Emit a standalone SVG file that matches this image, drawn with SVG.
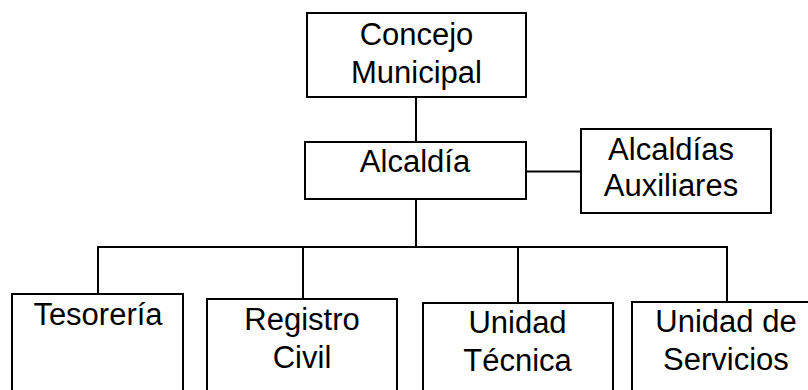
<svg xmlns="http://www.w3.org/2000/svg" width="808" height="390" viewBox="0 0 808 390">
<style>
.box{fill:#fff;stroke:#000;stroke-width:2}
.con line{stroke:#000;stroke-width:2}
text{font-family:"Liberation Sans",Arial,sans-serif;font-size:31px;fill:#000;text-anchor:middle}
</style>
<rect width="808" height="390" fill="#fff"/>
<g class="con" id="connectors">
<line x1="416" y1="97" x2="416" y2="142"/>
<line x1="416" y1="199" x2="416" y2="247"/>
<line x1="526" y1="171.5" x2="581" y2="171.5"/>
<line x1="97" y1="247" x2="728" y2="247"/>
<line x1="98" y1="247" x2="98" y2="294"/>
<line x1="303" y1="247" x2="303" y2="299"/>
<line x1="518" y1="247" x2="518" y2="303"/>
<line x1="727" y1="247" x2="727" y2="302"/>
</g>
<g id="concejo"><rect class="box" x="307" y="13" width="219" height="84"/><text x="416.5" y="45">Concejo</text><text x="416.5" y="82.5">Municipal</text></g>
<g id="alcaldia"><rect class="box" x="305" y="142" width="221" height="57"/><text x="415" y="171.5">Alcaldía</text></g>
<g id="auxiliares"><rect class="box" x="581" y="129" width="190" height="84"/><text x="671" y="160">Alcaldías</text><text x="671" y="196">Auxiliares</text></g>
<g id="tesoreria"><rect class="box" x="12" y="294" width="171" height="120"/><text x="98" y="325">Tesorería</text></g>
<g id="registro"><rect class="box" x="207" y="299" width="190" height="120"/><text x="302" y="330">Registro</text><text x="302" y="367.5">Civil</text></g>
<g id="tecnica"><rect class="box" x="423" y="303" width="190" height="120"/><text x="517.5" y="333">Unidad</text><text x="517.5" y="371">Técnica</text></g>
<g id="servicios"><rect class="box" x="632" y="302" width="200" height="120"/><text x="726" y="331.5">Unidad de</text><text x="726" y="369.5">Servicios</text></g>
</svg>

+++

_Task details:_ Without the pictures, transcribe the listing above exactly.

_Response to this task:_
Emit a standalone SVG file that matches this image, drawn with SVG.
<svg xmlns="http://www.w3.org/2000/svg" width="808" height="390" viewBox="0 0 808 390">
<style>
.box{fill:#fff;stroke:#000;stroke-width:2}
.con line{stroke:#000;stroke-width:2}
text{font-family:"Liberation Sans",Arial,sans-serif;font-size:31px;fill:#000;text-anchor:middle}
</style>
<rect width="808" height="390" fill="#fff"/>
<g class="con" id="connectors">
<line x1="416" y1="97" x2="416" y2="142"/>
<line x1="416" y1="199" x2="416" y2="247"/>
<line x1="526" y1="171.5" x2="581" y2="171.5"/>
<line x1="97" y1="247" x2="728" y2="247"/>
<line x1="98" y1="247" x2="98" y2="294"/>
<line x1="303" y1="247" x2="303" y2="299"/>
<line x1="518" y1="247" x2="518" y2="303"/>
<line x1="727" y1="247" x2="727" y2="302"/>
</g>
<g id="concejo"><rect class="box" x="307" y="13" width="219" height="84"/><text x="416.5" y="45">Concejo</text><text x="416.5" y="82.5">Municipal</text></g>
<g id="alcaldia"><rect class="box" x="305" y="142" width="221" height="57"/><text x="415" y="171.5">Alcaldía</text></g>
<g id="auxiliares"><rect class="box" x="581" y="129" width="190" height="84"/><text x="671" y="160">Alcaldías</text><text x="671" y="196">Auxiliares</text></g>
<g id="tesoreria"><rect class="box" x="12" y="294" width="171" height="120"/><text x="98" y="325">Tesorería</text></g>
<g id="registro"><rect class="box" x="207" y="299" width="190" height="120"/><text x="302" y="330">Registro</text><text x="302" y="367.5">Civil</text></g>
<g id="tecnica"><rect class="box" x="423" y="303" width="190" height="120"/><text x="517.5" y="333">Unidad</text><text x="517.5" y="371">Técnica</text></g>
<g id="servicios"><rect class="box" x="632" y="302" width="200" height="120"/><text x="726" y="331.5">Unidad de</text><text x="726" y="369.5">Servicios</text></g>
</svg>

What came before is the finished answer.